Exploring the Root Causes of Crime and Homicide: Education, Values, and Cultural Impact
July 24, 2024
This article delves into the complex factors contributing to high crime rates, including education failures, church disconnection, family breakdown, and cultural decay, urging urgent evaluations and reforms.
The question on many people’s lips is: “Why so much crime and homicide?” and for some it’s followed by, “What can be done?”
The second question is being answered simplistically with recommendations for increased and more effective policing, a crime unit and exhortations to those criminally inclined. This was eloquently and passionately done by the prime minister recently. While this may or may not help to get the horses back into the stable, of greater importance in the long term for the future of the nation, is the first question, and the implications.
The causes of our now endemic high levels of crime are obviously multi-factorial, and fall under four main heads:
Failure of primary education, leading inevitably to failure of secondary education, Failure of the churches to relate to those in the younger decades, and hence abandonment of the desired values, The collapse of family life for many, and The relentless degeneration of our culture, actively promoted at some levels, with materialism and selfishness as the new standards of behaviour.

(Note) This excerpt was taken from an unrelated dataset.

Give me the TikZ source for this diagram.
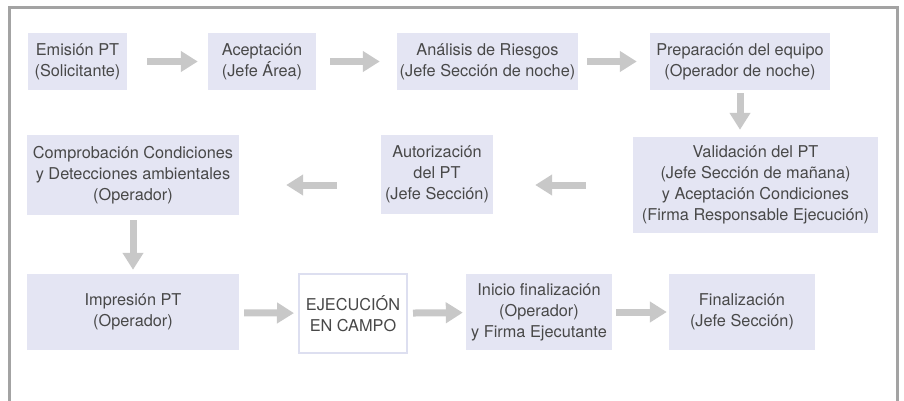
\documentclass[tikz,border=0pt]{standalone}
\usepackage{fontspec}
\setmainfont{TeX Gyre Heros}
\usetikzlibrary{arrows.meta}
\definecolor{lavanda}{HTML}{E4E5F3}
\definecolor{borde}{HTML}{DDDFF0}
\definecolor{gris}{HTML}{C8C8C8}
\definecolor{marco}{HTML}{A3A3A3}
\definecolor{texto}{HTML}{484848}
\begin{document}
\begin{tikzpicture}[x=1pt,y=-1pt,
caja/.style={fill=lavanda,text=texto,align=center,inner sep=0pt,font=\fontsize{16.3}{21}\selectfont},
flecha/.style={draw=gris,line width=7pt,-{Triangle[length=17pt,width=20pt]}}]
\useasboundingbox (0,0) rectangle (904,401);
\draw[marco,line width=3pt] (9.5,401) -- (9.5,7.5) -- (897.5,7.5) -- (897.5,401);
\node[caja,minimum width=99pt,minimum height=57pt] (emision) at (77.5,61.5) {Emisión PT\\(Solicitante)};
\node[caja,minimum width=108pt,minimum height=57pt] (aceptacion) at (262,61.5) {Aceptación\\(Jefe Área)};
\node[caja,minimum width=181pt,minimum height=57pt] (analisis) at (487.5,61.5) {Análisis de Riesgos\\(Jefe Sección de noche)};
\node[caja,minimum width=180pt,minimum height=57pt] (preparacion) at (740,61.5) {Preparación del equipo\\(Operador de noche)};
\node[caja,minimum width=245pt,minimum height=96pt] (validacion) at (755.5,185) {Validación del PT\\(Jefe Sección de mañana)\\y Aceptación Condiciones\\(Firma Responsable Ejecución)};
\node[caja,minimum width=112pt,minimum height=79pt] (autorizacion) at (437,174.5) {Autorización\\del PT\\(Jefe Sección)};
\node[caja,minimum width=212pt,minimum height=80pt] (comprobacion) at (133,175) {Comprobación Condiciones\\y Detecciones ambientales\\(Operador)};
\node[caja,minimum width=212pt,minimum height=76pt] (impresion) at (133,312) {Impresión PT\\(Operador)};
\node[caja,fill=white,draw=borde,line width=2pt,minimum width=108pt,minimum height=79pt] (ejecucion) at (353,313.5) {EJECUCIÓN\\EN CAMPO};
\node[caja,minimum width=146pt,minimum height=76pt] (inicio) at (539,312) {Inicio finalización\\(Operador)\\y Firma Ejecutante};
\node[caja,minimum width=146pt,minimum height=76pt] (finalizacion) at (742,312) {Finalización\\(Jefe Sección)};
\coordinate (fila) at (0,185);
\draw[flecha,shorten <=20pt,shorten >=10pt] (emision) -- (aceptacion);
\draw[flecha,shorten <=14pt,shorten >=17pt] (aceptacion) -- (analisis);
\draw[flecha,shorten <=9pt,shorten >=13pt] (analisis) -- (preparacion);
\draw[flecha,shorten <=3pt,shorten >=7pt] (preparacion.south) -- (preparacion.south |- validacion.north);
\draw[flecha,shorten <=47pt,shorten >=42pt] (validacion.west |- fila) -- (autorizacion.east |- fila);
\draw[flecha,shorten <=44pt,shorten >=47pt] (autorizacion.west |- fila) -- (comprobacion.east |- fila);
\draw[flecha,shorten <=5pt,shorten >=4pt] (comprobacion) -- (impresion);
\draw[flecha,shorten <=5pt,shorten >=4pt] (impresion) -- (ejecucion);
\draw[flecha,shorten <=5pt,shorten >=3pt] (ejecucion) -- (inicio);
\draw[flecha,shorten <=4pt,shorten >=2pt] (inicio) -- (finalizacion);
\end{tikzpicture}
\end{document}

The failure of between 30 and 50 per cent of 11-year-olds in the Common Entrance exam for decades has been ignored by successive ministries of education, and little if anything done to remedy it; instead, these statistics have not been published for some years until they were reputedly leaked this year and acknowledged. The consequence of large numbers of semi-literate and semi-numerate children progressing to secondary school is for large numbers to leave with no certification or skills and to end up on the block, in gangs, and in illegal employment. This is by far the top priority for education reform, not the irrelevant proposal for middle and senior schools, as every teacher knows. We need to understand the reasons for this enormous, unacceptable failure rate. URGENT evaluations must be done. We saw it and did nothing.

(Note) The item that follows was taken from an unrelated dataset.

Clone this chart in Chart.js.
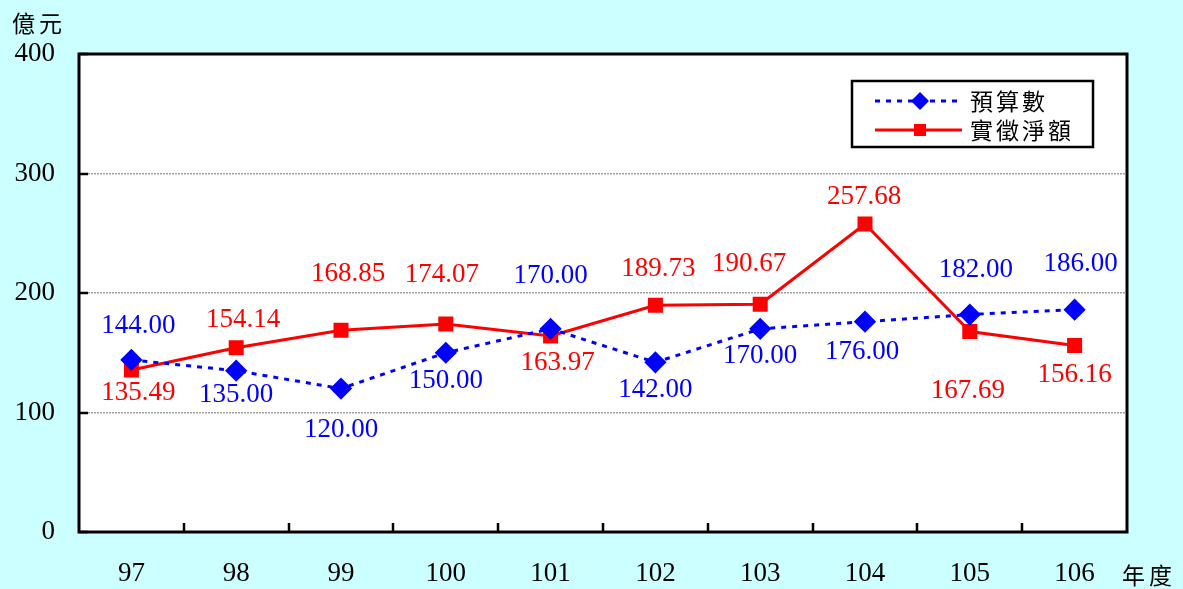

The failure of the churches to attract young people is not new. The absence of young adults, teenagers and children in the traditional churches – often of anyone under middle age – is not new. It happened gradually over several decades. The ritual and theology do not appeal to younger people. At the other end of the spectrum, the evangelical/Pentecostal churches with often seemingly threatening messages of fire and brimstone, hell and damnation, do not resonate either. Lengthy Sunday sermons, whether intellectual and dull or fiery shouting, don’t do the job intended. The churches must get out into the community, connect, communicate, counsel and succour, if ethical values are to be restored. We saw it coming and did nothing. There are a few churches and community leaders whose approaches should be followed and multiplied.
The third huge, underpinning problem is the collapse of family life for so many. The promotion, even exaltation of casual sex, with the result of “children having children”, to borrow a phrase of the late Professor George Nicholson thirty years or more ago, has created a crisis of parenting, or the lack of healthy parenting. The absence of a father in a home has been shown unequivocally to have devastating effects on the children, especially boys, damaging their mental, academic and social development. PAREDOS has done its best, but far greater and multi-faceted efforts must be made to re-educate and support society in returning to healthy families as the norm. We saw it and did nothing.

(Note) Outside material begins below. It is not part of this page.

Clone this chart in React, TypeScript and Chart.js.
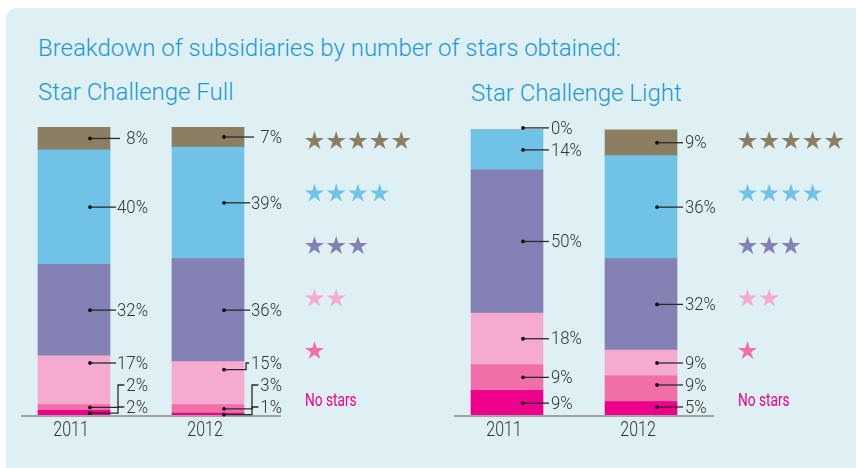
import React, { useEffect, useRef } from "react";
import { Chart, registerables } from "chart.js";

Chart.register(...registerables);

// ---- data ----
const YEARS = ["2011", "2012"];
const SERIES_NAMES = ["No stars", "1 star", "2 stars", "3 stars", "4 stars", "5 stars"];
const STAR_COUNTS = [0, 1, 2, 3, 4, 5];
const COLORS = ["#ec008c", "#f06fa8", "#f5aacf", "#8481b4", "#70c2e7", "#8c7e62"];

// Star Challenge Full (per series, [2011, 2012])
const FULL_NO_STARS = [2, 1];
const FULL_ONE_STAR = [2, 3];
const FULL_TWO_STARS = [17, 15];
const FULL_THREE_STARS = [32, 36];
const FULL_FOUR_STARS = [40, 39];
const FULL_FIVE_STARS = [8, 7];

// Star Challenge Light
const LIGHT_NO_STARS = [9, 5];
const LIGHT_ONE_STAR = [9, 9];
const LIGHT_TWO_STARS = [18, 9];
const LIGHT_THREE_STARS = [50, 32];
const LIGHT_FOUR_STARS = [14, 36];
const LIGHT_FIVE_STARS = [0, 9];

const FULL_VALUES = [FULL_NO_STARS, FULL_ONE_STAR, FULL_TWO_STARS, FULL_THREE_STARS, FULL_FOUR_STARS, FULL_FIVE_STARS];
const LIGHT_VALUES = [LIGHT_NO_STARS, LIGHT_ONE_STAR, LIGHT_TWO_STARS, LIGHT_THREE_STARS, LIGHT_FOUR_STARS, LIGHT_FIVE_STARS];

const Y_MAX = 101;

const TITLE = "Breakdown of subsidiaries by number of stars obtained:";
const SUB_FULL = "Star Challenge Full";
const SUB_LIGHT = "Star Challenge Light";

const FONT = "Roboto, 'Liberation Sans', sans-serif";
const TITLE_COLOR = "#1d9ad6";
const GAP = 22;

function drawStar(ctx: CanvasRenderingContext2D, cx: number, cy: number, R: number) {
  const r = R * 0.382;
  ctx.beginPath();
  for (let k = 0; k < 10; k++) {
    const rad = k % 2 === 0 ? R : r;
    const a = -Math.PI / 2 + (k * Math.PI) / 5;
    const px = cx + rad * Math.cos(a);
    const py = cy + rad * Math.sin(a);
    if (k === 0) ctx.moveTo(px, py);
    else ctx.lineTo(px, py);
  }
  ctx.closePath();
  ctx.fill();
}

// text drawn with a horizontal squeeze to mimic a condensed face
function condensedText(ctx: CanvasRenderingContext2D, text: string, x: number, y: number, align: CanvasTextAlign, sx: number) {
  ctx.save();
  ctx.translate(x, y);
  ctx.scale(sx, 1);
  ctx.textAlign = align;
  ctx.fillText(text, 0, 0);
  ctx.restore();
}

const LABEL_SX = 0.88;
const YEAR_SX = 0.8;
const NOSTAR_SX = 0.76;

function makePlugin(side: "left" | "right") {
  return {
    id: "segLabels" + side,
    afterDatasetsDraw(chart: any) {
      const ctx: CanvasRenderingContext2D = chart.ctx;
      const area = chart.chartArea;
      const nBars = chart.data.labels.length;
      const nSets = chart.data.datasets.length;
      ctx.save();

      // baseline
      ctx.strokeStyle = "#a3a3a3";
      ctx.lineWidth = 2;
      ctx.beginPath();
      ctx.moveTo(area.left + 14, area.bottom);
      ctx.lineTo(area.right + 6, area.bottom);
      ctx.stroke();

      // year labels
      ctx.fillStyle = "#333333";
      ctx.font = `300 20px ${FONT}`;
      ctx.textBaseline = "middle";
      for (let j = 0; j < nBars; j++) {
        const x = chart.scales.x.getPixelForValue(j);
        condensedText(ctx, String(chart.data.labels[j]), x - 3, area.bottom + 15, "center", YEAR_SX);
      }

      // segment labels
      ctx.font = `300 19px ${FONT}`;
      for (let j = 0; j < nBars; j++) {
        const segs: any[] = [];
        for (let i = 0; i < nSets; i++) {
          const el = chart.getDatasetMeta(i).data[j];
          const top = Math.min(el.y, el.base);
          const bot = Math.max(el.y, el.base);
          segs.push({ top, bot, c: (top + bot) / 2, v: chart.data.datasets[i].data[j], x: el.x, w: el.width });
        }
        let prev = area.bottom - 9 + GAP;
        segs.forEach((s) => {
          const ly = Math.min(s.c, prev - GAP);
          prev = ly;
          let dy: number;
          if (ly >= s.top + 2 && ly <= s.bot - 2) dy = ly;
          else if (s.bot - s.top > 16) dy = Math.max(s.top + 8, Math.min(s.bot - 8, ly));
          else dy = s.c;
          if (Math.abs(dy - ly) < 3) dy = ly;
          s.ly = ly;
          s.dy = dy;
        });
        segs.forEach((s) => {
          const text = `${s.v}%`;
          const tw = ctx.measureText(text).width * LABEL_SX;
          const barRight = s.x + s.w / 2;
          const dotX = s.x + 16;
          let textStart: number;
          let lineEnd: number;
          if (side === "left") {
            textStart = barRight + 38 - tw;
            lineEnd = Math.min(barRight + 10, textStart - 1);
          } else {
            textStart = barRight + 8;
            lineEnd = barRight + 6;
          }
          ctx.strokeStyle = "#2a2a2a";
          ctx.lineWidth = 1.3;
          ctx.beginPath();
          ctx.moveTo(dotX, s.dy);
          if (s.dy !== s.ly) {
            const elbowX = Math.min(barRight + 8, textStart - 5);
            ctx.lineTo(elbowX, s.dy);
            ctx.lineTo(elbowX, s.ly);
            ctx.lineTo(textStart - 2, s.ly);
          } else {
            ctx.lineTo(lineEnd, s.ly);
          }
          ctx.stroke();
          ctx.fillStyle = "#111111";
          ctx.beginPath();
          ctx.arc(dotX, s.dy, 1.9, 0, Math.PI * 2);
          ctx.fill();
          ctx.fillStyle = "#333333";
          condensedText(ctx, text, textStart, s.ly + 1, "left", LABEL_SX);
        });
      }
      ctx.restore();
    },
    afterDraw(chart: any) {
      const ctx: CanvasRenderingContext2D = chart.ctx;
      const area = chart.chartArea;
      const ds = chart.data.datasets;
      const n = ds.length;
      ctx.save();
      for (let i = n - 1; i >= 0; i--) {
        const row = n - 1 - i;
        const y = area.top + 14 + row * 52.5;
        const count = STAR_COUNTS[i];
        ctx.fillStyle = COLORS[i];
        if (count === 0) {
          ctx.font = `18px ${FONT}`;
          ctx.textBaseline = "middle";
          condensedText(ctx, ds[i].label, area.right + 30, y - 2, "left", NOSTAR_SX);
        } else {
          for (let k = 0; k < count; k++) {
            drawStar(ctx, area.right + 39.5 + k * 21.7, y, 10);
          }
        }
      }
      ctx.restore();
    },
  };
}

function StackChart({ values, left, width, padLeft, side }: { values: number[][]; left: number; width: number; padLeft: number; side: "left" | "right" }) {
  const ref = useRef<HTMLCanvasElement>(null);
  useEffect(() => {
    const chart = new Chart(ref.current as HTMLCanvasElement, {
      type: "bar",
      data: {
        labels: YEARS,
        datasets: SERIES_NAMES.map((name, i) => ({
          label: name,
          data: values[i],
          backgroundColor: COLORS[i],
          borderWidth: 0,
          barThickness: 72,
        })),
      },
      options: {
        animation: false,
        responsive: false,
        maintainAspectRatio: false,
        layout: { padding: { left: padLeft, right: width - padLeft - 268, top: 127, bottom: 52 } },
        scales: {
          x: { stacked: true, display: false },
          y: { stacked: true, display: false, min: 0, max: Y_MAX },
        },
        plugins: {
          legend: { display: false },
          tooltip: { enabled: false },
          title: { display: false },
        },
      },
      plugins: [makePlugin(side)],
    } as any);
    return () => chart.destroy();
  }, []);
  return (
    <canvas
      ref={ref}
      width={width}
      height={468}
      style={{ position: "absolute", left, top: 0, width, height: 468 }}
    />
  );
}

const textStyle = (left: number, top: number): React.CSSProperties => ({
  position: "absolute",
  left,
  top,
  fontFamily: FONT,
  fontWeight: 300,
  fontSize: 24,
  lineHeight: "24px",
  color: TITLE_COLOR,
  whiteSpace: "nowrap",
});

export default function App() {
  return (
    <div style={{ position: "absolute", left: 0, top: 0, width: 856, height: 468, overflow: "hidden", background: "#ffffff" }}>
      <div
        style={{
          position: "absolute",
          left: 6,
          top: 8,
          width: 860,
          height: 470,
          background: "#dff0f5",
          borderTopLeftRadius: 10,
        }}
      />
      <div style={textStyle(38, 35.5)}>{TITLE}</div>
      <div style={textStyle(38, 80)}>{SUB_FULL}</div>
      <div style={textStyle(471, 80.5)}>{SUB_LIGHT}</div>
      <StackChart values={FULL_VALUES} left={0} width={430} padLeft={7} side="left" />
      <StackChart values={LIGHT_VALUES} left={430} width={426} padLeft={10} side="right" />
    </div>
  );
}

Finally, there has been a progressive degeneration in the values, the mores and the behaviour of many people in our country — many would say the majority, but I am more positive. We have become possibly the biggest party country in the Caribbean, outdoing our Trini neighbours, with “a bevy of festivals” and constant fetes. Our much-vaunted Bajan “culture” often amounts to nothing more than calypso, rude songs and “wukking up” – at Kadooment, elsewhere and even in primary schools, so that the recent video scandal is likely but the tip of the iceberg. Anything goes. We’ve seen it coming and done nothing.
While the police and others in the community continue to do their very best, it is time to tackle these four critical areas seriously.
Professor Emeritus Sir Henry Fraser is a former educator, architectural historian, author and mentor.